Let’s establish a requirement that every able citizen contribute some dues to the organization known as The United States of America.
Joining the military is not a bad idea. I did it. I stayed 20 years. I know a lot of folks who stayed longer, and even more who stayed only a few years. Most of us went to places we otherwise never would have seen. Many of us learned something about other cultures. Most of us, even if we “got out” at the earliest opportunity, were proud of having “been in.”
But there are other ways we could support this place that rewards us so well for just living in it.
There was a time when the local fire company did not want for volunteers. Its members quenched house fires, or at least kept them from becoming whole-town fires.
Times and technology and the expectations of the community have changed. More time and training is required of those who would serve.
I lived in a town for several years where the emergency dispatcher was a man who was made blind from, as I recall, an errant snowball thrown when he was 12. He knew every street and road, every member of the fire and ambulance crews, and every birthday and wedding anniversary in the department.
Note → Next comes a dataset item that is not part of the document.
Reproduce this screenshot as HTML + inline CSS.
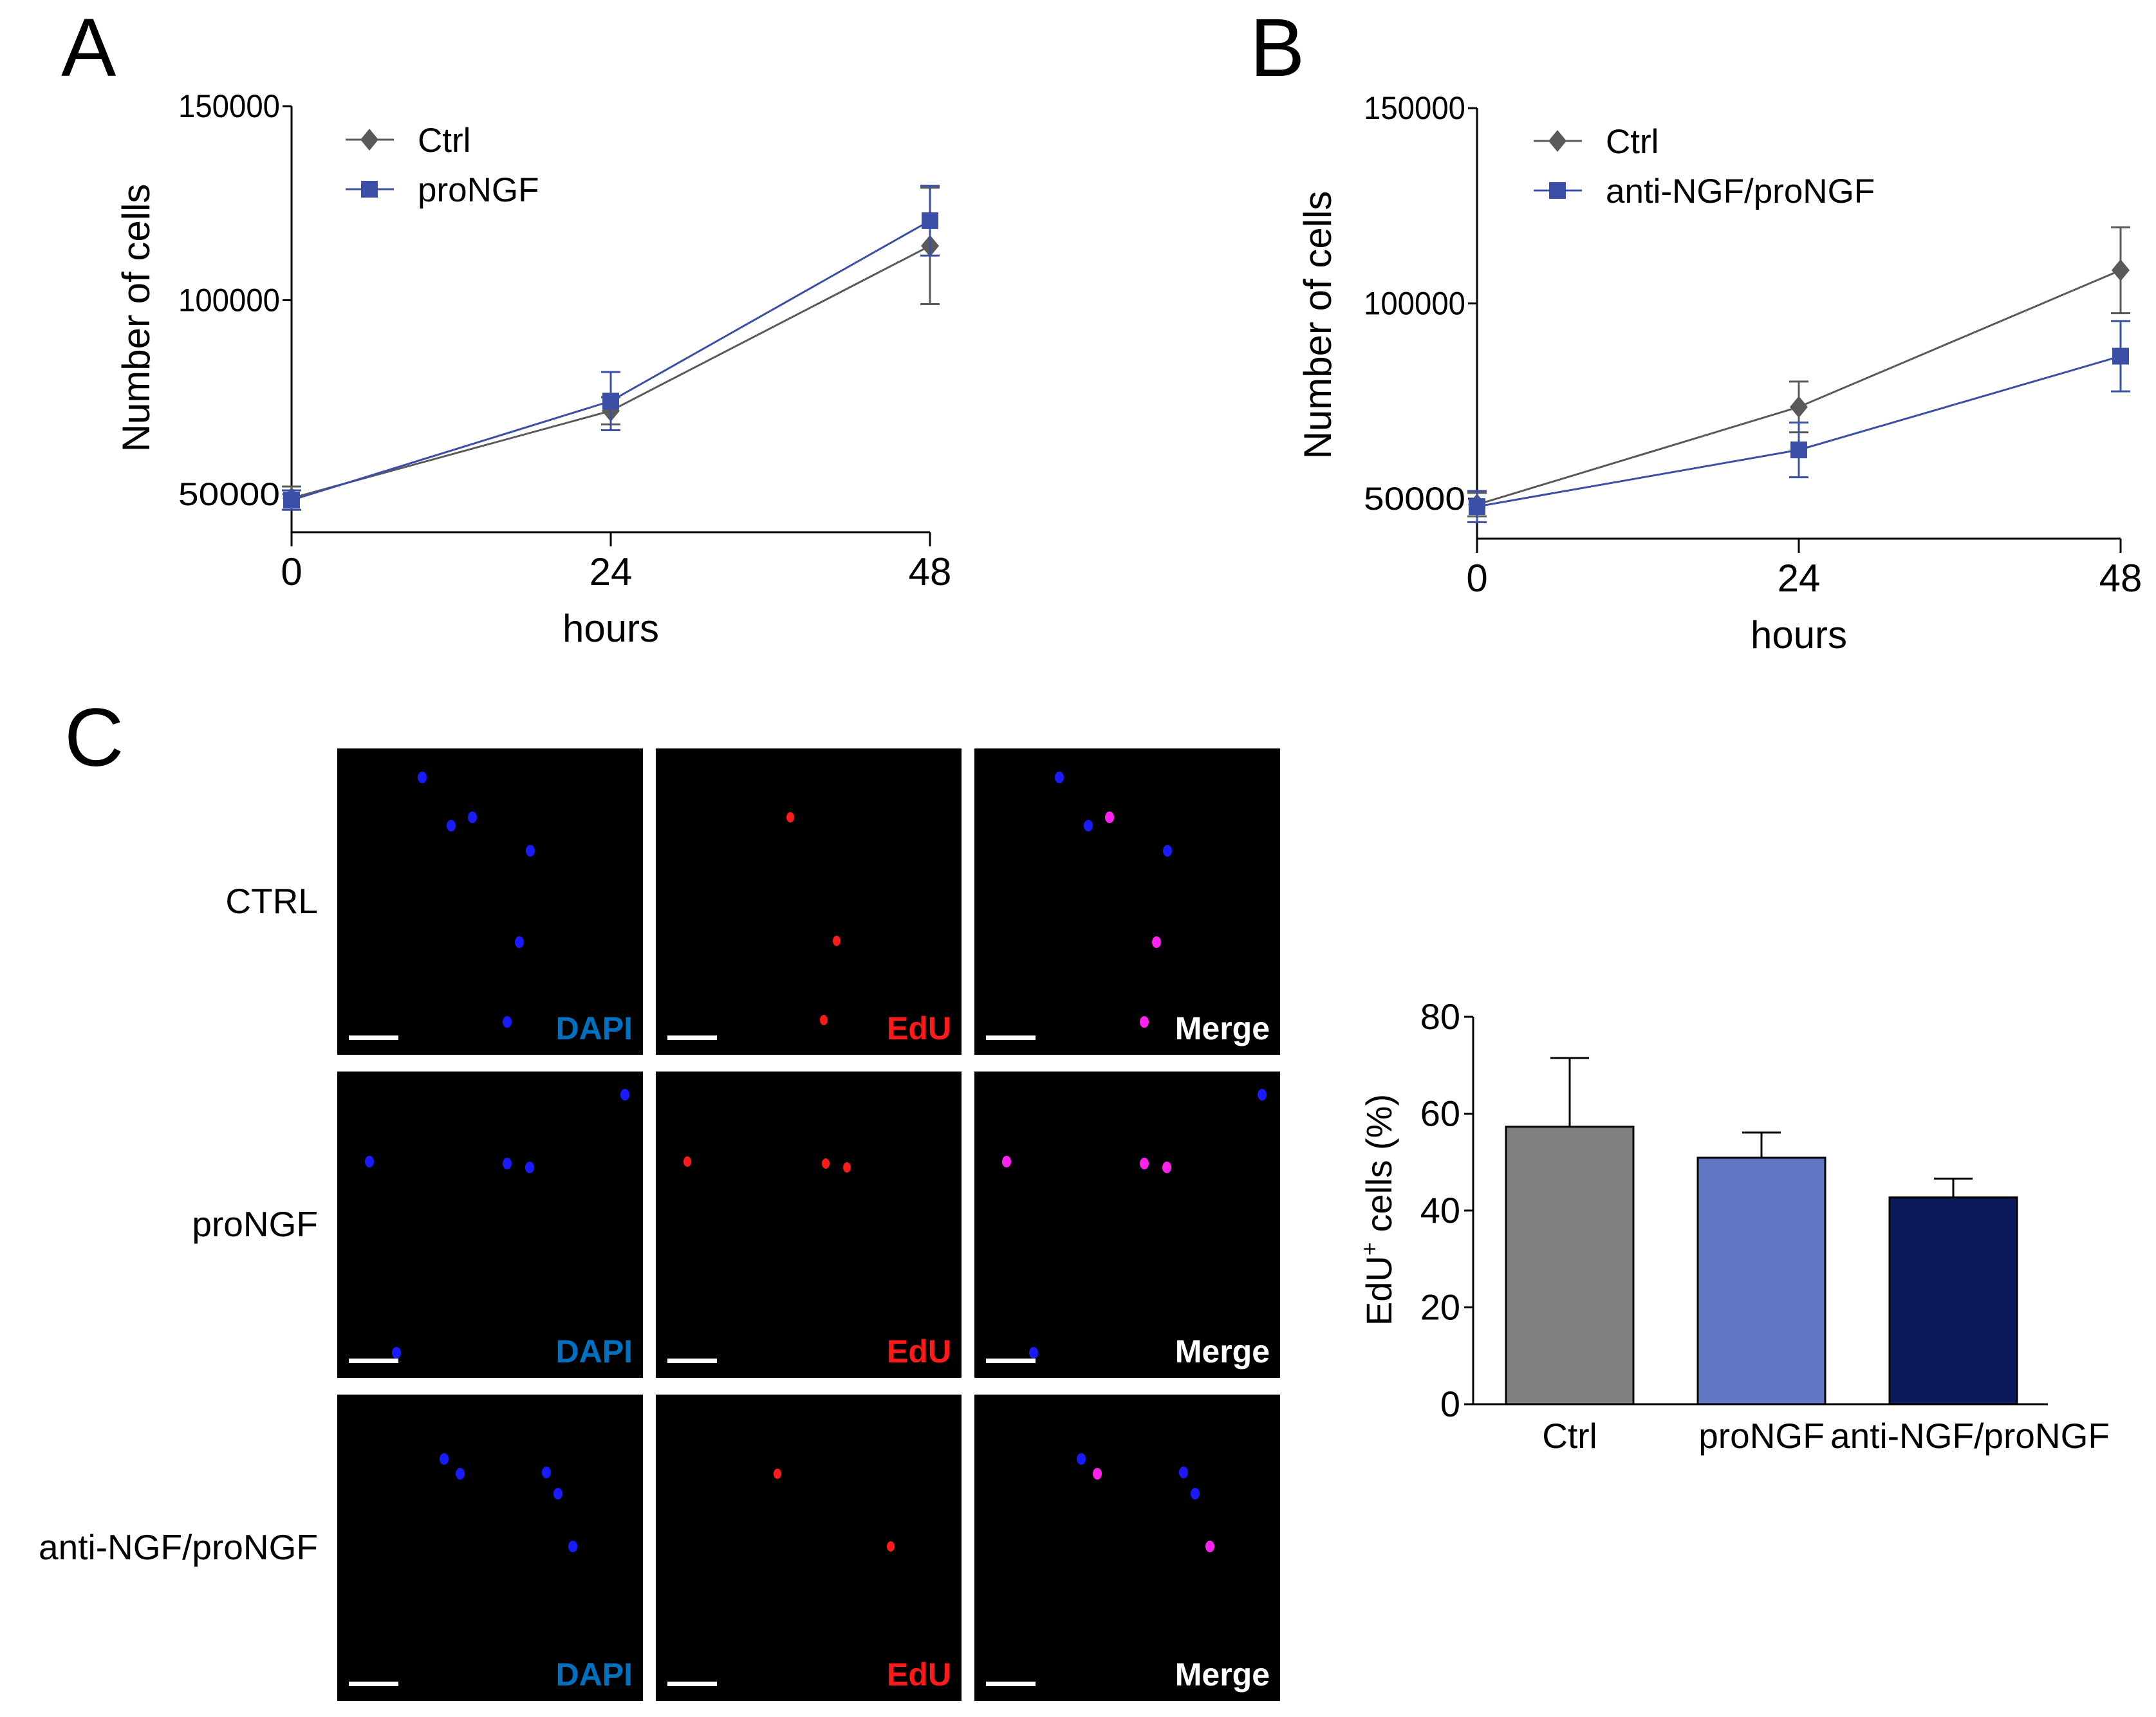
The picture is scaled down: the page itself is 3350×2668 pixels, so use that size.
<!DOCTYPE html>
<html><head><meta charset="utf-8"><style>
html,body{margin:0;padding:0;background:#fff}
svg{display:block}
text{font-family:"Liberation Sans",Arial,sans-serif}
</style></head><body>
<svg id="fig" width="3350" height="2668" viewBox="0 0 3350 2668" xmlns="http://www.w3.org/2000/svg">
<rect width="3350" height="2668" fill="#fff"/>
<text x="95" y="118" font-size="128">A</text>
<text x="1942" y="118" font-size="128">B</text>
<text x="100" y="1190" font-size="128">C</text>
<g id="gA"></g>
<g id="gB"></g>
<g id="gC"></g>
<g id="gD"></g>
</svg>
<script>
// Panel A data
const hours = [0, 24, 48];
const xTicks = ["0", "24", "48"];
const yTicksLine = [50000, 100000, 150000];
const aCtrl = [49000, 71500, 114000];
const aCtrlErr = [3000, 3500, 15000];
const aPro = [48500, 74000, 120500];
const aProErr = [2500, 7500, 9000];
// Panel B data
const bCtrl = [48500, 73500, 108500];
const bCtrlErr = [3000, 6500, 11000];
const bAnti = [48000, 62500, 86500];
const bAntiErr = [4000, 7000, 9000];
// Bar chart data
const barCats = ["Ctrl", "proNGF", "anti-NGF/proNGF"];
const barVals = [57.3, 50.9, 42.7];
const barErr = [14.2, 5.2, 3.9];
const barTicks = [0, 20, 40, 60, 80];

const NS = "http://www.w3.org/2000/svg";
function mk(tag, attrs, parent, txt) {
  const e = document.createElementNS(NS, tag);
  for (const k in attrs) e.setAttribute(k, attrs[k]);
  if (txt !== undefined) e.textContent = txt;
  parent.appendChild(e);
  return e;
}

function lineChart(g, cfg) {
  const sx = v => cfg.x0 + (v - 0) / 48 * (cfg.x1 - cfg.x0);
  const sy = v => cfg.y50 - (v - 50000) / 100000 * (cfg.y50 - cfg.y150);
  const ax = mk("path", {d:`M${cfg.x0},${cfg.y150} V${cfg.xAxisY} H${cfg.x1}`, stroke:"#000", "stroke-width":3, fill:"none"}, g);
  
  
  yTicksLine.forEach(v => {
    const t = mk("line", {x1:cfg.x0-14, x2:cfg.x0, y1:sy(v), y2:sy(v), stroke:"#000", "stroke-width":3}, g);
    
    
    const l = mk("text", {x:cfg.x0-18, y:sy(v)+17, "font-size":50, "text-anchor":"end", textLength:158, lengthAdjust:"spacingAndGlyphs"}, g, String(v));
    
    
  });
  hours.forEach((h, i) => {
    const t = mk("line", {x1:sx(h), x2:sx(h), y1:cfg.xAxisY, y2:cfg.xAxisY+22, stroke:"#000", "stroke-width":3}, g);
    
    
    const l = mk("text", {x:sx(h), y:cfg.xAxisY+82, "font-size":60, "text-anchor":"middle"}, g, xTicks[i]);
    
    
  });
  const xt = mk("text", {x:(cfg.x0+cfg.x1)/2, y:cfg.xAxisY+170, "font-size":60, "text-anchor":"middle"}, g, "hours");
  
  
  const yt = mk("text", {x:0, y:0, "font-size":60, "text-anchor":"middle", transform:`translate(${cfg.ytx},${cfg.yty}) rotate(-90)`}, g, "Number of cells");
  
  
  cfg.series.forEach((s, si) => {
    const pts = hours.map((h, i) => [sx(h), sy(s.vals[i])]);
    const p = mk("polyline", {points:pts.map(p=>p.join(",")).join(" "), stroke:s.color, "stroke-width":3, fill:"none"}, g);
    
    
    hours.forEach((h, i) => {
      const x = sx(h), yh = sy(s.vals[i] + s.err[i]), yl = sy(s.vals[i] - s.err[i]);
      const e = mk("path", {d:`M${x-15},${yh} H${x+15} M${x},${yh} V${yl} M${x-15},${yl} H${x+15}`, stroke:s.color, "stroke-width":3, fill:"none"}, g);
      
      
      let m;
      const y = sy(s.vals[i]);
      if (s.shape === "diamond") m = mk("path", {d:`M${x},${y-17} L${x+14},${y} L${x},${y+17} L${x-14},${y} Z`, fill:s.color}, g);
      else m = mk("rect", {x:x-13, y:y-13, width:26, height:26, fill:s.color}, g);
      
      
    });
    const ly = cfg.legY + si * 77;
    const lg = mk("g", {}, g);
    
    
    mk("line", {x1:cfg.legX, x2:cfg.legX+75, y1:ly, y2:ly, stroke:s.color, "stroke-width":3}, lg);
    const mx = cfg.legX + 37;
    if (s.shape === "diamond") mk("path", {d:`M${mx},${ly-17} L${mx+14},${ly} L${mx},${ly+17} L${mx-14},${ly} Z`, fill:s.color}, lg);
    else mk("rect", {x:mx-13, y:ly-13, width:26, height:26, fill:s.color}, lg);
    mk("text", {x:cfg.legX+112, y:ly+19, "font-size":53}, lg, s.label);
  });
}

lineChart(document.getElementById("gA"), {
  x0:453, x1:1445, y150:165, y50:768, xAxisY:827, ytx:232, yty:494, legX:537, legY:217,
  series:[
    {key:"ctrl", label:"Ctrl", vals:aCtrl, err:aCtrlErr, color:"#5a5a5a", shape:"diamond"},
    {key:"prongf", label:"proNGF", vals:aPro, err:aProErr, color:"#3a4fa5", shape:"square"}
  ]
});
lineChart(document.getElementById("gB"), {
  x0:2295, x1:3295, y150:168, y50:775, xAxisY:837, ytx:2068, yty:505, legX:2383, legY:219,
  series:[
    {key:"ctrl", label:"Ctrl", vals:bCtrl, err:bCtrlErr, color:"#5a5a5a", shape:"diamond"},
    {key:"anti-ngf", label:"anti-NGF/proNGF", vals:bAnti, err:bAntiErr, color:"#3a4fa5", shape:"square"}
  ]
});

// Microscopy image grid
(function(){
  const g = document.getElementById("gC");
  const colX = [524, 1019, 1514], rowY = [1163, 1665, 2167], W = 475, H = 476;
  const rowLabels = ["CTRL", "proNGF", "anti-NGF/proNGF"];
  const chan = [["DAPI","#0070c0"],["EdU","#ff1a1a"],["Merge","#ffffff"]];
  const dapi = [
    [[132,45],[177,120],[210,107],[300,159],[283,301],[264,425]],
    [[447,36],[50,140],[264,143],[299,149],[92,437]],
    [[166,100],[191,123],[325,121],[343,154],[366,236]]
  ];
  const edu = [
    [[209,107],[281,299],[261,422]],
    [[49,140],[264,143],[297,149]],
    [[189,123],[365,236]]
  ];
  rowLabels.forEach((rl, r) => {
    const t = mk("text", {x:494, y:rowY[r]+H/2+18, "font-size":55, "text-anchor":"end"}, g, rl);
    
    
    chan.forEach((c, ci) => {
      const x0 = colX[ci], y0 = rowY[r];
      const im = mk("rect", {x:x0, y:y0, width:W, height:H, fill:"#000"}, g);
      
      
      const eduSet = edu[r];
      if (ci === 0 || ci === 2) dapi[r].forEach(p => {
        const isE = eduSet.some(q => Math.abs(q[0]-p[0])<8 && Math.abs(q[1]-p[1])<8);
        mk("ellipse", {cx:x0+p[0], cy:y0+p[1], rx:7, ry:9, fill: (ci===2 && isE) ? "#ff22ee" : "#1a1aff"}, g);
      });
      if (ci === 1) eduSet.forEach(p => mk("ellipse", {cx:x0+p[0], cy:y0+p[1], rx:6, ry:8, fill:"#ff1a1a"}, g));
      const sb = mk("rect", {x:x0+18, y:y0+H-30, width:77, height:7, fill:"#fff"}, g);
      
      
      const cl = mk("text", {x:x0+W-16, y:y0+H-24, "font-size":50, "font-weight":"bold", "text-anchor":"end", fill:c[1]}, g, c[0]);
      
      
    });
  });
})();

// Bar chart
(function(){
  const g = document.getElementById("gD");
  const x0 = 2289, xEnd = 3182, y0 = 2182, y80 = 1580;
  const sy = v => y0 - v / 80 * (y0 - y80);
  const barW = 198, step = 298, first = 2340;
  const colors = ["#808080", "#6178c4", "#0c1a5a"];
  barCats.forEach((c, i) => {
    const bx = first + i * step;
    const eb = mk("path", {d:`M${bx+barW/2},${sy(barVals[i])} V${sy(barVals[i]+barErr[i])} M${bx+barW/2-30},${sy(barVals[i]+barErr[i])} H${bx+barW/2+30}`, stroke:"#000", "stroke-width":3, fill:"none"}, g);
    
    
    const b = mk("rect", {x:bx, y:sy(barVals[i]), width:barW, height:y0 - sy(barVals[i]), fill:colors[i], stroke:"#000", "stroke-width":3}, g);
    
    
    const l = mk("text", {x:bx+barW/2 + (i===2?26:0), y:y0+68, "font-size":55, "text-anchor":"middle"}, g, c);
    
    
  });
  const ax = mk("path", {d:`M${x0},${y80} V${y0} H${xEnd}`, stroke:"#000", "stroke-width":3, fill:"none"}, g);
  
  
  barTicks.forEach(v => {
    const t = mk("line", {x1:x0-14, x2:x0, y1:sy(v), y2:sy(v), stroke:"#000", "stroke-width":3}, g);
    
    
    const l = mk("text", {x:x0-20, y:sy(v)+19, "font-size":56, "text-anchor":"end"}, g, String(v));
    
    
  });
  const yt = mk("text", {x:0, y:0, "font-size":56, "text-anchor":"middle", transform:"translate(2162,1880) rotate(-90)"}, g);
  
  
  mk("tspan", {}, yt, "EdU");
  mk("tspan", {"font-size":36, dy:-22}, yt, "+");
  mk("tspan", {dy:22}, yt, " cells (%)");
})();
</script>
</body></html>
Listening to a scanner was to hear congratulations for a job well done at the end of a particularly harrowing mission.
The entire ambulance crew was “fired” one night at a town meeting. A resident stood up and told the townspeople volunteers no longer were good enough.
“If I have a heart attack,” he said, “I want someone to show up at my door who can help me.”
He wanted the equipment and the drugs and the expertise that could be provided only by paid medics who were on duty 24-hours a day, assigned to a hospital where they could practice their skills regularly in a way they could not if they simply sat around waiting for the occasional heart attack in their town. His neighbors agreed and the ambulance company moved into history.
By the time he died, McGillicutty also had been replaced, by trained communications experts. Flowers were planted in a small park built and named for him.
Volunteer fire departments have rescued cats from tall trees, and held Bingo games and pot luck dinners. They were, and a shrinking number of them still are, social organizations, bound together by life, sweat, common risks in the service of their community, and occasionally death.
The Elks Club in the place I now call home has closed from lack of membership, and other organizations are fending off a similar fate. Some of them, if they don’t close, will merge with a chapter in another town. With each demise, another service to the community disappears.
We have supplanted service and community involvement with text messaging and made up names, and we are shocked when youngsters whose sole community lies in a computer screen or cell phone are assaulted by ogres who dwell with them in cyber space.
A friend suggested community service be compensated with a tax credit. That seems a fair contract. Even conscripted soldiers and sailors were paid. The pay was not up to private industry standards, but it was augmented by the knowledge they met a responsibility in keeping safe the privileges that came with being a citizen of the United Stated of America.
They had paid their dues, and purchased the right to help determine the way their community is governed, and made an investment of time, sweat, and sometimes blood, that made them want to exercise that right.
The service has to commit every capable young person to an investment in the community. It could be monitoring the skateboard park a few hours a week to make sure if someone is hurt, someone else is available to help. It could be mentoring a teen who does not have family or fire department or social organization to help them guide their lives on a reasonably straight path.
Without that investment, the community organization is destined to expire.
Ask the Elks, or your local volunteer fire chief.